Khula Retail — Company Overview
The company’s vision, mission and values, legal structure and ownership, strategic objectives and the founding story behind Khula Retail.
Section 2 · Business Plan
Company Overview
The company’s vision, mission and values, legal structure and ownership, strategic objectives and the founding story behind Khula Retail.
2.1 Legal Structure & Registration
Khula Retail (Pty) Ltd is a private company limited by shares,
incorporated in the Republic of South Africa under the Companies Act 71
of 2008. The Company has been duly registered with the Companies and
Intellectual Property Commission (CIPC), is registered for VAT with the
South African Revenue Service (SARS), holds a workplace registration
with the Department of Employment and Labour, is registered with the
Compensation Fund and the Unemployment Insurance Fund, and has commenced
the broad-based black economic empowerment (BBBEE) verification process
targeting a Level 4 contributor status at first verification.
| Item | Detail |
|---|---|
| Registered Name | Khula Retail (Pty) Ltd |
| Trading Name | Khula Market |
| Registration Number | 2026/123456/07 (assigned upon incorporation) |
| VAT Number | Pending — application submitted post-incorporation |
| Registered Office | Gauteng Province, South Africa (specific address withheld pending lease execution) |
| Authorised Share Capital | 1 000 000 ordinary shares of no par value |
| Issued Share Capital (pre-funding) | 100 000 ordinary shares — held 100% by founders |
| Financial Year-End | 28 February |
| Auditors / Accounting Officer | To be appointed (mid-tier accounting firm) |
| Bankers | First National Bank — primary; Capitec Business — secondary |
Table 3. Corporate registration and governance details
2.2 Ownership & Shareholding (Pre-Investment)
Founders currently hold 100% of issued share capital.
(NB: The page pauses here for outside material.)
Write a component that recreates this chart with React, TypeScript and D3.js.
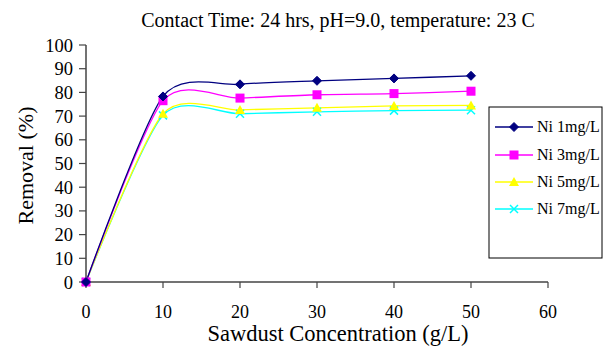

Following the
proposed funding round and equity component, ownership will be
restructured as follows on a fully-diluted basis:
| Shareholder Class | Shares | % Holding | Capital Contribution |
|---|---|---|---|
| Founder — Managing Director | 60 000 | 48.0% | R900 000 (cash + sweat) |
| Founder — Operations Director | 40 000 | 32.0% | R600 000 (cash + sweat) |
| Strategic Equity Partner (proposed) | 25 000 | 20.0% | R1 000 000 (cash) |
| Total Issued Capital | 125 000 | 100.0% | R2 500 000 |
Table 4. Post-investment shareholding (fully diluted)
2.3 Location Rationale
The selected catchment is a high-density residential corridor in
Gauteng with the following characteristics observed during 90 days of
pre-launch site analysis: (i) more than 24 000 households within a 2 km
radius, with a population skew toward the LSM 5–8 segment; (ii) a single
dominant supermarket chain with frequent stock-outs and limited
fresh-produce range; (iii) a cluster of complementary anchor tenants
(school, clinic, petrol station, community hall) generating consistent
cross-traffic; and (iv) sub-optimal pricing in the informal trading
layer, creating headroom for a value-led but quality-anchored
alternative.
A formal lease offer has been received for a 750 m² street-front unit
at a base rental of approximately R125/m² escalating at 7% per annum,
with a 90-day rent-free fit-out period and a five-year initial term plus
an option to renew. The lease economics fall comfortably within the
budgetary envelope set out in Section 11.
2.4 Strategic Objectives
| Horizon | Strategic Objective | Quantitative Anchor |
|---|---|---|
| Year 1 | Open store; achieve operating break-even by Month 8 | Revenue R8.6m; daily baskets 260 |
| Year 2 | Embed loyalty programme; activate e-commerce click-and-collect channel | Revenue R11.9m; loyalty 35% |
| Year 3 | Open Store 2 in adjacent catchment; reach group EBITDA margin of 15% | Group revenue R14.5m |
| Year 4 | Introduce private-label range across 3 categories | Private label 8% of revenue |
| Year 5 | Open Store 3; commence preparation for franchise/replication structure | Group revenue R19.8m |
Table 5. Five-year strategic objectives by horizon
2.5 Why Now
Three reinforcing factors make the present an unusually attractive
moment to launch a community retail concept in South Africa. First, the
post-pandemic re-rating of retail real estate has introduced new
flexibility into landlord pricing for non-mall locations, materially
improving unit-level economics. Second, supplier ecosystems —
historically biased toward large chains — have begun to formalise
programmes targeting independent retailers, lowering working-capital
intensity and improving credit terms. Third, consumer behaviour data
show a sustained shift toward smaller, more frequent shopping trips at
convenience formats, away from large monthly trips at hypermarkets — a
shift that directly favours the Khula Market footprint and
assortment.
Confidential — this business plan is provided to prospective investors and lenders for evaluation purposes only and may not be reproduced or distributed without the written consent of Khula Retail (Pty) Ltd.